Something About Dependency Management
I was reading a LinkedIn post by Klaus Leopold (Creator of Fligh Levels®). He started rising a question, “Is it better to eliminate dependencies rather than manage them?”, then I wanted to share my thoughts about Dependency Management.
IMO as Software Engineer and Agile Coach, there’s no way to truly eliminate dependencies, most of the cases you’re moving the dependencies some where else. So why we don’t assume the fact that we have dependencies and manage them instead of invest a lot of time and effort trying to “eliminate” dependencies?
Of course first thing you want to do is identify the dependencies and visualize them. That would be the first step, then you want to sequence the work in order to properly address the work without blockings. But that’s assumes you identified all the dependencies. A classic approach (at scale) is the big room planning. But let’s be honest, are we really able to identify everything in advance? Also, in many cases the “dependency management” ends in the big room planning. Then no body is managing (coordinating and supporting the teams in that regard) those dependencies (and the new ones neither).

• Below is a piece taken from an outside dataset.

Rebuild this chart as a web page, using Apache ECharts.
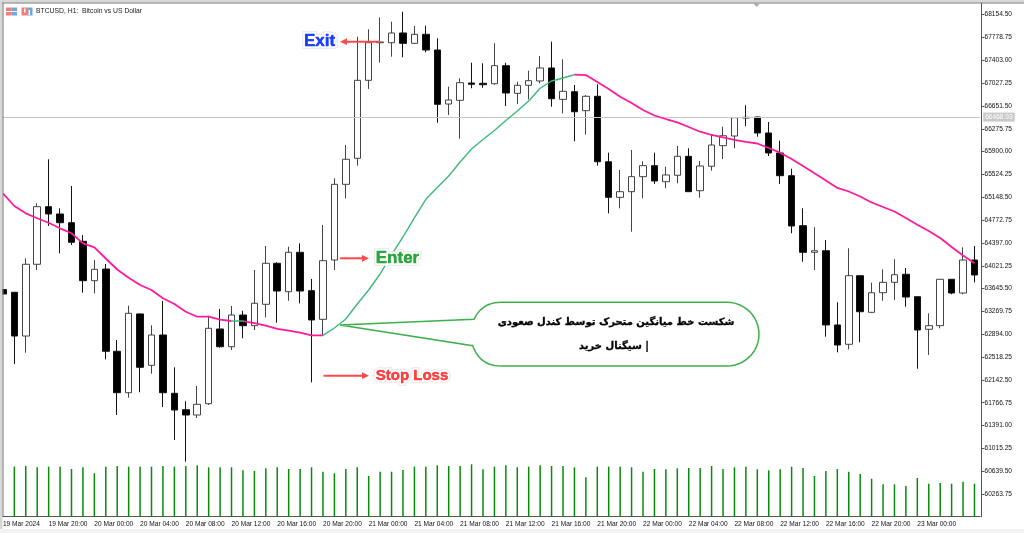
<!DOCTYPE html>
<html>
<head>
<meta charset="utf-8">
<title>BTCUSD H1</title>
<script src="https://cdn.jsdelivr.net/npm/echarts@6/dist/echarts.min.js"></script>
<style>
html, body { margin: 0; padding: 0; background: #fff; }
#chart { width: 1024px; height: 533px; }
</style>
</head>
<body>
<div id="chart"></div>
<script>
// hourly candles, 19 Mar 16:00 to 23 Mar 04:00
let opens = [
	63631, 63585, 62865, 64046, 64994, 64874, 64730, 64424, 63776, 63968,
	62614, 61932, 63228, 62383, 62882, 61922, 61652, 61565, 61751, 62981,
	62689, 63211, 63035, 63387, 64062, 63595, 64243, 63611, 63140, 64116,
	65362, 65790, 67074, 67693, 67693, 67853, 67683, 67831, 67573, 66684,
	66745, 67030, 67025, 67018, 67315, 66860, 66992, 67063, 67277, 66761,
	66887, 66574, 66811, 65734, 65148, 65241, 65488, 65669, 65405, 65511,
	65823, 65257, 65659, 65998, 66157, 66465, 66470, 66207, 65878, 65504,
	64681, 64243, 64269, 63047, 62729, 63858, 63255, 63578, 63749, 63881,
	63512, 62976, 63035, 63799, 63573, 64116
]
let closes = [
	63557, 62865, 64046, 64994, 64874, 64730, 64408, 63776, 63963, 62614,
	61932, 63239, 62350, 62882, 61932, 61647, 61565, 61741, 62992, 62689,
	63211, 63035, 63404, 64062, 63606, 64243, 63606, 63129, 64105, 65362,
	65774, 67074, 67693, 67705, 67853, 67683, 67831, 67573, 66679, 66750,
	67035, 67008, 67002, 67315, 66865, 66992, 67068, 67277, 66771, 66893,
	66557, 66811, 65734, 65148, 65241, 65488, 65669, 65417, 65516, 65823,
	65241, 65664, 66009, 66162, 66459, 66454, 66207, 65878, 65504, 64676,
	64243, 64269, 63047, 62717, 63858, 63265, 63578, 63749, 63874, 63507,
	62964, 63035, 63799, 63573, 64116, 63870
]
let lows = [
	63557, 62405, 62591, 63952, 64676, 64227, 64363, 63578, 63568, 62482,
	61565, 61850, 61939, 62245, 61697, 61154, 60796, 61516, 61730, 62673,
	62635, 62828, 62964, 63173, 63084, 63446, 63404, 62103, 62882, 63952,
	65132, 65669, 66931, 67364, 67463, 67453, 67672, 67535, 66376, 66503,
	66113, 66943, 66952, 67002, 66651, 66684, 66761, 67025, 66640, 66531,
	66070, 66179, 65669, 64885, 64967, 64582, 65132, 65367, 65297, 65379,
	65241, 65142, 65586, 65779, 65955, 66322, 66146, 65828, 65367, 64556,
	64088, 63952, 62854, 62597, 62646, 62762, 63249, 63446, 63458, 63348,
	62327, 62553, 62992, 63552, 63552, 63749
]
let highs = [
	63631, 63590, 64144, 65050, 65774, 64967, 65334, 64528, 64116, 64051,
	62800, 63364, 63239, 63042, 63441, 62350, 61791, 62042, 63200, 63310,
	63359, 63282, 63952, 64347, 64079, 64335, 64391, 63804, 64692, 65461,
	66009, 67792, 67914, 68111, 68039, 68203, 67968, 67973, 67766, 66969,
	67107, 67364, 67354, 67683, 67364, 67051, 67232, 67474, 67710, 67420,
	66997, 66832, 67008, 65883, 65598, 65927, 65741, 65883, 65652, 65993,
	65955, 65746, 66185, 66310, 66459, 66663, 66475, 66388, 66080, 65619,
	64967, 64655, 64446, 63420, 64309, 63858, 63743, 63963, 64128, 63985,
	63512, 63239, 63804, 63799, 64325, 64347
]
let maValues = [
	65214, 65005, 64885, 64803, 64730, 64638, 64556, 64391, 64325, 64141,
	63960, 63825, 63705, 63623, 63486, 63392, 63265, 63183, 63183, 63134,
	63112, 63112, 63079, 63035, 62981, 62953, 62920, 62877, 62877, 62997,
	63145, 63392, 63623, 63886, 64199, 64495, 64808, 65115, 65310, 65499,
	65729, 65943, 66100, 66248, 66413, 66569, 66733, 66943, 67063, 67112,
	67166, 67161, 67046, 66931, 66804, 66701, 66585, 66495, 66437, 66383,
	66306, 66228, 66174, 66133, 66092, 66059, 66034, 65960, 65883, 65779,
	65664, 65543, 65425, 65302, 65244, 65162, 65063, 64989, 64915, 64808,
	64697, 64594, 64478, 64330, 64190, 64062
]
let volumes = [
	null, 500, 507, 494, 500, 500, 477, 494, 434, 500,
	507, 500, 500, 500, 507, 500, 507, 514, 494, 494,
	494, 464, 457, 484, 494, 477, 477, 494, 450, 434,
	477, 494, 407, 450, 450, 467, 500, 500, 514, 507,
	507, 524, 474, 500, 514, 494, 500, 514, 507, 507,
	494, 394, 500, 500, 500, 494, 450, 477, 474, 484,
	487, 487, 507, 477, 494, 500, 474, 464, 474, 500,
	487, 407, 457, 477, 450, 427, 380, 324, 324, 307,
	387, 330, 337, 330, 350, 330
]
let priceTicks = [
	68154.50, 67778.75, 67403.00, 67027.25, 66651.50, 66275.75, 65900.00, 65524.25,
	65148.50, 64772.75, 64397.00, 64021.25, 63645.50, 63269.75, 62894.00, 62518.25,
	62142.50, 61766.75, 61391.00, 61015.25, 60639.50, 60263.75
]
let lastPrice = 66468.93
// [from, to, colour] stretches of the moving average
let maSegments = [
	[0, 20, "#ff1a9c"],
	[20, 21, "#3cb878"],
	[21, 28, "#ff1a9c"],
	[28, 50, "#3cb878"],
	[50, 85, "#ff1a9c"]
]

let categories = opens.map((v, i) => {
	if (i === 0)
		return "19 Mar 2024"
	let h = 16 + i
	let day = 19 + Math.floor(h / 24)
	let hour = h % 24
	return day + " Mar " + (hour < 10 ? "0" : "") + hour + ":00"
})

let font = '"Liberation Sans", Arial, sans-serif'

function maSeries(seg) {
	return {
		type: "line",
		data: maValues.map((v, i) => (i >= seg[0] && i <= seg[1]) ? v : null),
		showSymbol: false,
		silent: true,
		z: 5,
		lineStyle: {color: seg[2], width: seg[2] === "#ff1a9c" ? 1.8 : 1.4}
	}
}

// coloured word with a white halo and a pale glow round it
function tag(text, x, y, color, size) {
	let base = {
		text: text, x: x, y: y,
		fill: color,
		font: "bold " + size + "px " + font,
		align: "center",
		verticalAlign: "middle"
	}
	return [
		{type: "text", z: 58, style: Object.assign({}, base, {stroke: "#ececec", lineWidth: 6})},
		{type: "text", z: 60, style: Object.assign({}, base, {stroke: "#fff", lineWidth: 3.5})},
		{type: "text", z: 61, style: Object.assign({}, base, {stroke: color, lineWidth: 0.3})}
	]
}

function arrow(x1, x2, y) {
	let dir = x2 > x1 ? 1 : -1
	return [{
		type: "line", z: 60,
		shape: {x1: x1, y1: y, x2: x2 - dir * 4, y2: y},
		style: {stroke: "#ff4848", lineWidth: 2}
	}, {
		type: "polygon", z: 60,
		shape: {points: [[x2, y], [x2 - dir * 7, y - 3.4], [x2 - dir * 7, y + 3.4]]},
		style: {fill: "#ff4848"}
	}]
}

// quadratic curve from p0 to p2, control c
function curve(p0, c, p2) {
	let pts = []
	for (let k = 1; k <= 12; k++) {
		let t = k / 12
		pts.push([
			(1 - t) * (1 - t) * p0[0] + 2 * t * (1 - t) * c[0] + t * t * p2[0],
			(1 - t) * (1 - t) * p0[1] + 2 * t * (1 - t) * c[1] + t * t * p2[1]
		])
	}
	return pts
}

function calloutPoints() {
	let pts = [[340, 325], [474, 319.3]]
	pts = pts.concat(curve([474, 319.3], [482, 302.3], [501, 302.3]))
	pts.push([727, 302.3])
	for (let k = 1; k <= 24; k++) {
		let a = -Math.PI / 2 + Math.PI * k / 24
		pts.push([727 + 32 * Math.cos(a), 334.15 + 31.85 * Math.sin(a)])
	}
	pts.push([501, 366])
	pts = pts.concat(curve([501, 366], [480, 366], [472.7, 345.7]))
	return pts
}

function icons() {
	let cell = (x, y, w, h, c) => ({type: "rect", z: 70, shape: {x: x, y: y, width: w, height: h}, style: {fill: c}})
	return [
		cell(6, 7.5, 5.5, 8, "#f08078"), cell(11.5, 7.5, 5.5, 8, "#6fa8d8"), cell(6, 11, 11, 1, "#fff"),
		cell(21.5, 7.5, 5.5, 8, "#f08078"), cell(27, 7.5, 5.5, 8, "#6fa8d8"), cell(24, 8.5, 1.5, 4, "#fff"), cell(28.5, 10, 1.5, 5, "#fff")
	]
}

let chart = echarts.init(document.getElementById("chart"))

let option = {
	animation: false,
	backgroundColor: "#fff",
	grid: {left: -2.8, top: 3, width: 983, height: 513.7, outerBoundsMode: "none"},
	xAxis: {
		type: "category",
		data: categories,
		boundaryGap: true,
		axisLine: {lineStyle: {color: "#555", width: 1}},
		axisTick: {alignWithLabel: true, interval: 3, length: 3, lineStyle: {color: "#555"}},
		axisLabel: {
			interval: 3, align: "left", margin: 4,
			color: "#111", fontSize: 6.6, fontFamily: font, showMinLabel: true, showMaxLabel: false
		},
		splitLine: {show: false}
	},
	yAxis: [{
		type: "value",
		position: "right",
		offset: 1.3,
		min: 59891,
		max: 68346.6,
		scale: true,
		axisLine: {show: true, lineStyle: {color: "#555", width: 1}},
		axisTick: {show: true, length: 3, customValues: priceTicks, lineStyle: {color: "#555"}},
		axisLabel: {
			customValues: priceTicks, margin: 3, padding: [2, 0, 0, 0],
			color: "#111", fontSize: 6.6, fontFamily: font,
			formatter: v => v.toFixed(2)
		},
		splitLine: {show: false}
	}, {
		// tick volume, sits at the foot of the same pane
		type: "value", show: false, min: 0, max: 5137, splitLine: {show: false}
	}],
	series: [{
		type: "bar",
		yAxisIndex: 1,
		data: volumes,
		barWidth: 1.5,
		silent: true,
		z: 1,
		itemStyle: {color: "#0a8a0a"}
	}, {
		type: "candlestick",
		data: opens.map((o, i) => [o, closes[i], lows[i], highs[i]]),
		barWidth: 7,
		z: 3,
		itemStyle: {
			color: "#fff", color0: "#000",
			borderColor: "#444", borderColor0: "#111",
			borderWidth: 1
		},
		markLine: {
			silent: true,
			symbol: "none",
			lineStyle: {color: "#c8c8c8", width: 1, type: "solid"},
			label: {
				position: "end", distance: 3,
				formatter: lastPrice.toFixed(2),
				color: "#fff", backgroundColor: "#c8c8c8",
				padding: [1, 2], fontSize: 6.6, fontFamily: font
			},
			data: [{yAxis: lastPrice}]
		}
	}].concat(maSegments.map(maSeries)),
	graphic: [
		// window frame
		{type: "rect", z: 50, shape: {x: 0, y: 0, width: 1024, height: 2.5}, style: {fill: "#d8d8d8"}},
		{type: "rect", z: 50, shape: {x: 0, y: 2.5, width: 1024, height: 1}, style: {fill: "#777"}},
		{type: "rect", z: 50, shape: {x: 0, y: 0, width: 2.5, height: 533}, style: {fill: "#d8d8d8"}},
		{type: "rect", z: 50, shape: {x: 2.5, y: 2.5, width: 1, height: 514}, style: {fill: "#777"}},
		{type: "rect", z: 50, shape: {x: 0, y: 529, width: 1024, height: 4}, style: {fill: "#f2f2f2"}},
		{type: "polygon", z: 50, shape: {points: [[753.5, 3.5], [760, 3.5], [756.7, 7]]}, style: {fill: "#aaa"}},
		{
			type: "text", z: 70,
			style: {text: "BTCUSD, H1:  Bitcoin vs US Dollar", x: 36, y: 11, fill: "#222", font: "6.8px " + font, verticalAlign: "middle"}
		},
		// annotations
		{
			type: "polygon", z: 55,
			shape: {points: calloutPoints()},
			style: {fill: "#fff", stroke: "#3cb04b", lineWidth: 1.5}
		},
		{
			type: "text", z: 60,
			style: {text: "شکست خط میانگین متحرک توسط کندل صعودی", x: 616, y: 322.7, fill: "#000", stroke: "#000", lineWidth: 0.3, font: 'bold 10px "DejaVu Sans"', align: "center", verticalAlign: "middle"}
		},
		{
			type: "text", z: 60,
			style: {text: "سیگنال خرید |", x: 614, y: 346.7, fill: "#000", stroke: "#000", lineWidth: 0.3, font: 'bold 10px "DejaVu Sans"', align: "center", verticalAlign: "middle"}
		}
	].concat(
		tag("Exit", 319.5, 41, "#1a3fff", 17),
		tag("Enter", 397.5, 258.3, "#2aa63c", 17),
		tag("Stop Loss", 412, 375.7, "#ff4040", 15),
		arrow(380, 340, 41.7), arrow(340, 369, 258.3), arrow(323.5, 369, 375.7), icons()
	)
}

chart.setOption(option)
window.onresize = chart.resize
</script>
</body>
</html>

The Flight Levels approach will help you to understand and manage your flow between teams (Level 2: End-to-end coordination), including dependencies as you could see in the post I’m sharing.
I also like the Dependency Management in Kanban. The Kanban method (in the Kaban Maturity Model) present a wide range of techniques to manage dependencies according to the nature of the decepedencies (it take in account context, organizational maturity, cost of delay and other factors).
Since Flight Levels is not a (Scaling) Framwork and it doesn’t not prescribe any framework, methodology or method, you could introduce different approaches and/or techniques. that better makes sense for in your organizational context. But seriously, take a look at the Kanban way!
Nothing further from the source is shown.